Звуковые ландшафты. Все чего-то ждут. В темноте. Ничего не происходит. В шелест вмешиваются позвякивания, посвистывания. Подготовленный зритель, который в данном случае исключительно слушатель, погружается в ауру предрассветного летнего леса. Неподготовленный продолжает ждать, что вот вспыхнут софиты, вырвут из тьмы лицо главного героя и раздастся наконец голос и начнется наконец действие.
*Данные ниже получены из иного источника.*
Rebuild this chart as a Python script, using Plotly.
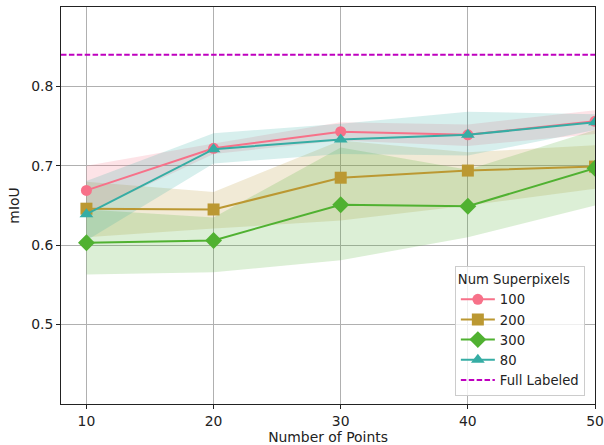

В Москве, как в Греции, всё есть. Есть, к примеру, люди, которые прожили здесь жизнь и ни разу не были в театре. А есть такие, кто ходит в театры чуть ли не каждый день. И те и другие достойны удивления, но первые большего. И те и другие однажды, зажав в руке билет, могут усесться в одном зале, где медленно гаснет свет и скрывает сцену, заставленную странными предметами, и исполнителей в черном, помахивающих бумажными метелками, слабо шелестящими. Ночь.
Утро. В слабо пробуждающемся свете начинаются силовые упражнения исполнителей с непонятными машинами на сцене. И подготовленный зритель-слушатель угадывает усиливающиеся порывы ветра, отдаленные раскаты грома. Неподготовленный зритель все еще чего-то ждет в досаде и отчаянии. Всплески приближающейся грозы усиливают отчаяние, взвинчивают досаду. И неподготовленный пускается в бегство. Обиженный, он встает и уходит. А подготовленный, чувствуя в себе позывные флэшмоба, стихийно раскрывает зонт.
«Звуковые ландшафты». Режиссер и композитор Петр Айду. Премия «Золотая маска» 2016 года — «Лучший спектакль-эксперимент». Театр «Школа драматического искусства», Москва.
[1] Open сommunication — открытое общение (англ.).